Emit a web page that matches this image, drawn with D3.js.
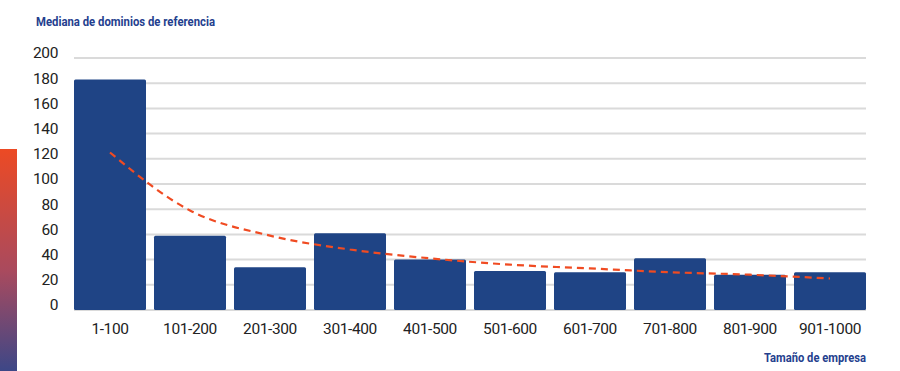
<!DOCTYPE html>
<html>
<head>
<meta charset="utf-8">
<script src="https://cdn.jsdelivr.net/npm/d3@7"></script>
<style>
  body { margin: 0; background: #fff; }
  svg { display: block; font-family: Roboto, "Noto Sans", sans-serif; }
</style>
</head>
<body>
<div id="chart"></div>
<script>
// Company size bands and the median referring domains per band
const categories = ["1-100", "101-200", "201-300", "301-400", "401-500", "501-600", "601-700", "701-800", "801-900", "901-1000"];
const medians = [183, 59, 34, 61, 40, 31, 30, 41, 28, 30];
// Dashed trend line at each band centre
const trend = [125, 79, 59, 48, 41, 36, 33, 30, 28, 25];
const yTicks = [0, 20, 40, 60, 80, 100, 120, 140, 160, 180, 200];

const width = 900;
const height = 371;
const margin = { top: 58, right: 34, bottom: 61, left: 74 };

const svg = d3.select("#chart")
    .append("svg")
    .attr("width", width)
    .attr("height", height);

// Gradient strip on the left edge
const defs = svg.append("defs");
const grad = defs.append("linearGradient")
    .attr("id", "edge")
    .attr("x1", 0).attr("y1", 0).attr("x2", 0).attr("y2", 1);
grad.append("stop").attr("offset", "0%").attr("stop-color", "#ec4a24");
grad.append("stop").attr("offset", "55%").attr("stop-color", "#a94a5e");
grad.append("stop").attr("offset", "100%").attr("stop-color", "#3d4787");
svg.append("rect")
    .attr("x", 0).attr("y", 149)
    .attr("width", 17).attr("height", height - 149)
    .attr("fill", "url(#edge)");

const x = d3.scaleBand()
    .domain(categories)
    .range([margin.left, width - margin.right])
    .paddingInner(0.1)
    .paddingOuter(0);

const y = d3.scaleLinear()
    .domain([0, 200])
    .range([height - margin.bottom, margin.top]);

// Gridlines
svg.append("g")
    .selectAll("line")
    .data(yTicks)
    .enter()
    .append("line")
    .attr("x1", margin.left)
    .attr("x2", width - margin.right)
    .attr("y1", d => y(d))
    .attr("y2", d => y(d))
    .attr("stroke", "#dadada")
    .attr("stroke-width", 2);

// Y tick labels (sit a few px above their gridline)
svg.append("g")
    .selectAll("text")
    .data(yTicks)
    .enter()
    .append("text")
    .attr("x", 58)
    .attr("y", d => y(d) - 5)
    .attr("dy", "0.35em")
    .attr("text-anchor", "end")
    .attr("fill", "#222")
    .style("font-size", "15.5px")
    .style("letter-spacing", "-0.4px")
    .text(d => d);

// Bars
svg.append("g")
    .selectAll("rect")
    .data(medians)
    .enter()
    .append("rect")
    .attr("x", (d, i) => x(categories[i]))
    .attr("y", d => y(d))
    .attr("width", x.bandwidth())
    .attr("height", d => y(0) - y(d))
    .attr("rx", 1.5)
    .attr("fill", "#1f4485");

// X labels
svg.append("g")
    .selectAll("text")
    .data(categories)
    .enter()
    .append("text")
    .attr("x", d => x(d) + x.bandwidth() / 2)
    .attr("y", 329)
    .attr("dy", "0.35em")
    .attr("text-anchor", "middle")
    .attr("fill", "#222")
    .style("font-size", "15.5px")
    .style("letter-spacing", "-0.4px")
    .text(d => d);

// Trend line
const line = d3.line()
    .x((d, i) => x(categories[i]) + x.bandwidth() / 2)
    .y(d => y(d))
    .curve(d3.curveMonotoneX);

svg.append("path")
    .datum(trend)
    .attr("d", line)
    .attr("fill", "none")
    .attr("stroke", "#f04b22")
    .attr("stroke-width", 2.2)
    .attr("stroke-dasharray", "7,5");

// Titles
svg.append("text")
    .attr("x", 36)
    .attr("y", 26)
    .attr("fill", "#24408e")
    .style("font-size", "13px")
    .style("font-weight", "bold")
    .attr("textLength", 179)
    .attr("lengthAdjust", "spacingAndGlyphs")
    .text("Mediana de dominios de referencia");

svg.append("text")
    .attr("x", 764)
    .attr("y", 362)
    .attr("fill", "#24408e")
    .style("font-size", "13px")
    .style("font-weight", "bold")
    .attr("textLength", 102)
    .attr("lengthAdjust", "spacingAndGlyphs")
    .text("Tamaño de empresa");
</script>
</body>
</html>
------------------------------------
- _Challenge_: Transcribe the preceding listing in its entirety and with exact wording, leaving out pictures.

- _In response_:
Emit a web page that matches this image, drawn with D3.js.
<!DOCTYPE html>
<html>
<head>
<meta charset="utf-8">
<script src="https://cdn.jsdelivr.net/npm/d3@7"></script>
<style>
  body { margin: 0; background: #fff; }
  svg { display: block; font-family: Roboto, "Noto Sans", sans-serif; }
</style>
</head>
<body>
<div id="chart"></div>
<script>
// Company size bands and the median referring domains per band
const categories = ["1-100", "101-200", "201-300", "301-400", "401-500", "501-600", "601-700", "701-800", "801-900", "901-1000"];
const medians = [183, 59, 34, 61, 40, 31, 30, 41, 28, 30];
// Dashed trend line at each band centre
const trend = [125, 79, 59, 48, 41, 36, 33, 30, 28, 25];
const yTicks = [0, 20, 40, 60, 80, 100, 120, 140, 160, 180, 200];

const width = 900;
const height = 371;
const margin = { top: 58, right: 34, bottom: 61, left: 74 };

const svg = d3.select("#chart")
    .append("svg")
    .attr("width", width)
    .attr("height", height);

// Gradient strip on the left edge
const defs = svg.append("defs");
const grad = defs.append("linearGradient")
    .attr("id", "edge")
    .attr("x1", 0).attr("y1", 0).attr("x2", 0).attr("y2", 1);
grad.append("stop").attr("offset", "0%").attr("stop-color", "#ec4a24");
grad.append("stop").attr("offset", "55%").attr("stop-color", "#a94a5e");
grad.append("stop").attr("offset", "100%").attr("stop-color", "#3d4787");
svg.append("rect")
    .attr("x", 0).attr("y", 149)
    .attr("width", 17).attr("height", height - 149)
    .attr("fill", "url(#edge)");

const x = d3.scaleBand()
    .domain(categories)
    .range([margin.left, width - margin.right])
    .paddingInner(0.1)
    .paddingOuter(0);

const y = d3.scaleLinear()
    .domain([0, 200])
    .range([height - margin.bottom, margin.top]);

// Gridlines
svg.append("g")
    .selectAll("line")
    .data(yTicks)
    .enter()
    .append("line")
    .attr("x1", margin.left)
    .attr("x2", width - margin.right)
    .attr("y1", d => y(d))
    .attr("y2", d => y(d))
    .attr("stroke", "#dadada")
    .attr("stroke-width", 2);

// Y tick labels (sit a few px above their gridline)
svg.append("g")
    .selectAll("text")
    .data(yTicks)
    .enter()
    .append("text")
    .attr("x", 58)
    .attr("y", d => y(d) - 5)
    .attr("dy", "0.35em")
    .attr("text-anchor", "end")
    .attr("fill", "#222")
    .style("font-size", "15.5px")
    .style("letter-spacing", "-0.4px")
    .text(d => d);

// Bars
svg.append("g")
    .selectAll("rect")
    .data(medians)
    .enter()
    .append("rect")
    .attr("x", (d, i) => x(categories[i]))
    .attr("y", d => y(d))
    .attr("width", x.bandwidth())
    .attr("height", d => y(0) - y(d))
    .attr("rx", 1.5)
    .attr("fill", "#1f4485");

// X labels
svg.append("g")
    .selectAll("text")
    .data(categories)
    .enter()
    .append("text")
    .attr("x", d => x(d) + x.bandwidth() / 2)
    .attr("y", 329)
    .attr("dy", "0.35em")
    .attr("text-anchor", "middle")
    .attr("fill", "#222")
    .style("font-size", "15.5px")
    .style("letter-spacing", "-0.4px")
    .text(d => d);

// Trend line
const line = d3.line()
    .x((d, i) => x(categories[i]) + x.bandwidth() / 2)
    .y(d => y(d))
    .curve(d3.curveMonotoneX);

svg.append("path")
    .datum(trend)
    .attr("d", line)
    .attr("fill", "none")
    .attr("stroke", "#f04b22")
    .attr("stroke-width", 2.2)
    .attr("stroke-dasharray", "7,5");

// Titles
svg.append("text")
    .attr("x", 36)
    .attr("y", 26)
    .attr("fill", "#24408e")
    .style("font-size", "13px")
    .style("font-weight", "bold")
    .attr("textLength", 179)
    .attr("lengthAdjust", "spacingAndGlyphs")
    .text("Mediana de dominios de referencia");

svg.append("text")
    .attr("x", 764)
    .attr("y", 362)
    .attr("fill", "#24408e")
    .style("font-size", "13px")
    .style("font-weight", "bold")
    .attr("textLength", 102)
    .attr("lengthAdjust", "spacingAndGlyphs")
    .text("Tamaño de empresa");
</script>
</body>
</html>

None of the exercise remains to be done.